I'm sure a modern compiler would have no problem with it, but in 1980 optimizer technology wasn't there yet. Modern compilers use more memory that engineers would dare dream of in 1980.

By having no problem I mean we know enough about writing an optimizer to write such a thing. I don't think any compiler does, just that they could.

Compilers in 1980 generated 64k code segments and had no other memory model.

Most people wrote assembler particularly if they wanted to use more then 64k.

Most non assembly programs were interpreted oddly enough and most such interpreters were also mostly 64k.

I recall turbo (Pascal I guess but I was a kid and this was 40 years ago) having options, small for all in one. Then code and data in different segments, but only one each. Then code in one but multiple data, and finally multitude of both. I probably remember the options a bit off but there is enough to state that compilers could handle segments. Though they didn't optimize it well and so the smallest option was fastest
No, that was C (and C++).

Turbo Pascal 3.x always had a single code segment, a single data segment, a single stack segment + a heap. Heap allocations were paragraph aligned (ofs=0). All pointers were far pointers.

Turbo Pascal 4.0 and up had one code segment per module (that they called units).

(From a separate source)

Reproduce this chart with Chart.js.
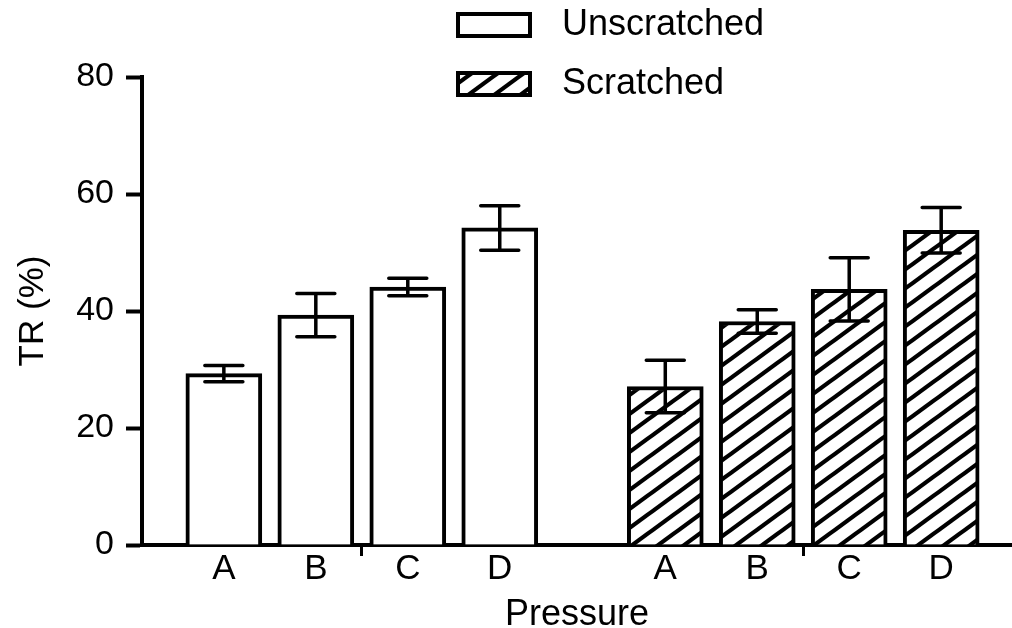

It still had a single data segment and a single stack segment + a heap. Heap allocations were still paragraph aligned and all pointers were still far pointers.

Turbo/Borland Pascal 7.0 also supported 16-bit protected mode. I don't know if heap allocations had ofs=0 there.

None of them had "huge" arrays/pointers where pointers can point to things bigger than 64K -- at the cost of a lot of instructions for pointer arithmetic and array indexing.